Secularisation is far more of a challenge to Christianity in England than is Islam, and yet by seemingly strengthening the case for secularism, the issue of Islam has moved centre-stage. I believe that England, or more widely the United Kingdom, has to decide between three possible responses to the growth of the Islamic community not only in numbers but also in self-confidence.
The first of these is communitarianism, which allows each faith community (or non-faith community for that matter) its own version of public space. This seems to be the road along which — at least in the judgment of some of his more careful interpreters — Archbishop -Rowan Williams would wish to travel. But communitarianism means the further disintegration of the cultural system of the nation as a whole. The phrase “the community” must signify first and foremost the national community, which is the form humanity has taken under Providence in this piece of earth.

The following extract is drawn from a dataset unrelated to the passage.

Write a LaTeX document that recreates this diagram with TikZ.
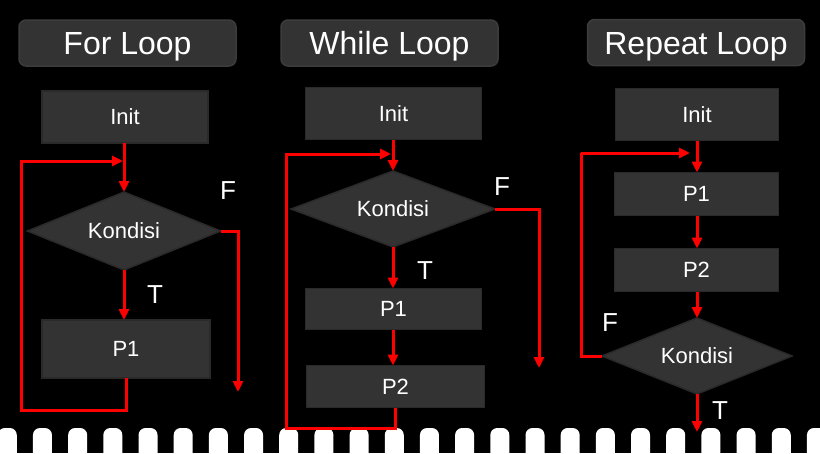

Other communities within this greater whole need to “own” the overall public space, while simultaneously, no doubt, making a -distinctive contribution to it. For an immigrant population with a -peculiar (in the non-pejorative sense) religious and, in part, ethical system, that will take considerable energies of adaptation. It is, it would seem, unwise to deflect its members from that primary task. On the other hand, a distinctive contribution by Muslims will mean their maintenance of whatever in their own customs and practices is noble and of good report.
One important criterion of those qualities — nobility, good report — is congruence with the common law, whose name means: what is accepted in the King’s (Queen’s) courts as legal norms, which all other juridical instances must respect. Unfortunately, in recent times the effect of parliamentary statute (and European legislation) has been to elide certain norms that were based on the good custom and proper tradition of a Christian society. The constitution of the family by the heterosexual, monogamous household, and the invulnerability of -innocent human life from before birth until natural death, are no longer secure at law. On the second count, and to a degree on the first (monogamy aside), traditional Islam concurs with Christianity. The pertinent legal developments — which license abortion, civil partnerships between the identically gendered, and the withdrawal of basic medical care from the irreversibly ill — are unthinkable without the aggressive incursion of secular liberalism. Typically, secular liberalism finds it impossible to base rights discourse on anything other than the parity of each and all as they choose the way of life they prefer to follow, whether their preferences be well-founded in the objective moral order or not. Inevitably, this is a recipe for irresoluble quandaries in matters social: how should one adjudicate the preference of a feminist employer not to accept a polygamous employee?